**DIRECTIONS:**
Leave out the pictures and repeat the rest of the material exactly.

════

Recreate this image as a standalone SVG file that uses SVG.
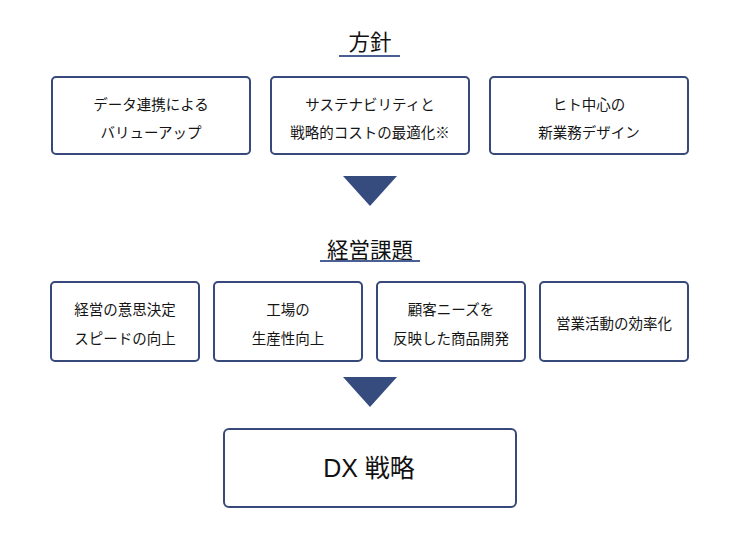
<svg xmlns="http://www.w3.org/2000/svg" width="740" height="539" viewBox="0 0 740 539">
<style>
.box{fill:#fff;stroke:#36497a;stroke-width:2}
.t{font-family:"Noto Sans CJK JP","Noto Sans",sans-serif;font-size:14.5px;fill:#151515;text-anchor:middle;dominant-baseline:central}
.h{font-family:"Noto Sans CJK JP","Noto Sans",sans-serif;font-size:21.5px;fill:#111;text-anchor:middle;dominant-baseline:central}
.dx{font-family:"Liberation Sans","Noto Sans CJK JP",sans-serif;font-size:25px;fill:#111;text-anchor:middle;dominant-baseline:central}
.u{stroke:#4a5f93;stroke-width:2}
.arr{fill:#364c7f}
</style>
<rect width="740" height="539" fill="#fff"/>
<g id="title-policy">
<text class="h" x="370" y="40">方針</text>
<line class="u" x1="339" y1="56" x2="400" y2="56"/>
</g>
<g id="p1"><rect class="box" x="52" y="77" width="198" height="77" rx="4"/>
<text class="t" x="151" y="103">データ連携による</text><text class="t" x="151" y="131">バリューアップ</text></g>
<g id="p2"><rect class="box" x="271" y="77" width="198" height="77" rx="4"/>
<text class="t" x="370" y="103">サステナビリティと</text><text class="t" x="370" y="131">戦略的コストの最適化※</text></g>
<g id="p3"><rect class="box" x="490" y="77" width="198" height="77" rx="4"/>
<text class="t" x="589" y="103">ヒト中心の</text><text class="t" x="589" y="131">新業務デザイン</text></g>
<g id="title-issues">
<text class="h" x="370" y="248">経営課題</text>
<line class="u" x1="320" y1="261" x2="420" y2="261"/>
</g>
<g id="i1"><rect class="box" x="51" y="282" width="148" height="79" rx="4"/>
<text class="t" x="125" y="308">経営の意思決定</text><text class="t" x="125" y="337">スピードの向上</text></g>
<g id="i2"><rect class="box" x="214" y="282" width="148" height="79" rx="4"/>
<text class="t" x="288" y="308">工場の</text><text class="t" x="288" y="337">生産性向上</text></g>
<g id="i3"><rect class="box" x="377" y="282" width="148" height="79" rx="4"/>
<text class="t" x="451" y="308">顧客ニーズを</text><text class="t" x="451" y="337">反映した商品開発</text></g>
<g id="i4"><rect class="box" x="540" y="282" width="148" height="79" rx="4"/>
<text class="t" x="614" y="322">営業活動の効率化</text></g>
<g id="dx"><rect class="box" x="224" y="429" width="292" height="78" rx="5"/>
<text class="dx" x="369" y="468">DX 戦略</text></g>
<g id="connectors">
<polygon class="arr" points="343,176 397,176 370,206"/>
<polygon class="arr" points="343,377 397,377 370,407"/>
</g>
</svg>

════

**THE REPLY:**
Recreate this image as a standalone SVG file that uses SVG.
<svg xmlns="http://www.w3.org/2000/svg" width="740" height="539" viewBox="0 0 740 539">
<style>
.box{fill:#fff;stroke:#36497a;stroke-width:2}
.t{font-family:"Noto Sans CJK JP","Noto Sans",sans-serif;font-size:14.5px;fill:#151515;text-anchor:middle;dominant-baseline:central}
.h{font-family:"Noto Sans CJK JP","Noto Sans",sans-serif;font-size:21.5px;fill:#111;text-anchor:middle;dominant-baseline:central}
.dx{font-family:"Liberation Sans","Noto Sans CJK JP",sans-serif;font-size:25px;fill:#111;text-anchor:middle;dominant-baseline:central}
.u{stroke:#4a5f93;stroke-width:2}
.arr{fill:#364c7f}
</style>
<rect width="740" height="539" fill="#fff"/>
<g id="title-policy">
<text class="h" x="370" y="40">方針</text>
<line class="u" x1="339" y1="56" x2="400" y2="56"/>
</g>
<g id="p1"><rect class="box" x="52" y="77" width="198" height="77" rx="4"/>
<text class="t" x="151" y="103">データ連携による</text><text class="t" x="151" y="131">バリューアップ</text></g>
<g id="p2"><rect class="box" x="271" y="77" width="198" height="77" rx="4"/>
<text class="t" x="370" y="103">サステナビリティと</text><text class="t" x="370" y="131">戦略的コストの最適化※</text></g>
<g id="p3"><rect class="box" x="490" y="77" width="198" height="77" rx="4"/>
<text class="t" x="589" y="103">ヒト中心の</text><text class="t" x="589" y="131">新業務デザイン</text></g>
<g id="title-issues">
<text class="h" x="370" y="248">経営課題</text>
<line class="u" x1="320" y1="261" x2="420" y2="261"/>
</g>
<g id="i1"><rect class="box" x="51" y="282" width="148" height="79" rx="4"/>
<text class="t" x="125" y="308">経営の意思決定</text><text class="t" x="125" y="337">スピードの向上</text></g>
<g id="i2"><rect class="box" x="214" y="282" width="148" height="79" rx="4"/>
<text class="t" x="288" y="308">工場の</text><text class="t" x="288" y="337">生産性向上</text></g>
<g id="i3"><rect class="box" x="377" y="282" width="148" height="79" rx="4"/>
<text class="t" x="451" y="308">顧客ニーズを</text><text class="t" x="451" y="337">反映した商品開発</text></g>
<g id="i4"><rect class="box" x="540" y="282" width="148" height="79" rx="4"/>
<text class="t" x="614" y="322">営業活動の効率化</text></g>
<g id="dx"><rect class="box" x="224" y="429" width="292" height="78" rx="5"/>
<text class="dx" x="369" y="468">DX 戦略</text></g>
<g id="connectors">
<polygon class="arr" points="343,176 397,176 370,206"/>
<polygon class="arr" points="343,377 397,377 370,407"/>
</g>
</svg>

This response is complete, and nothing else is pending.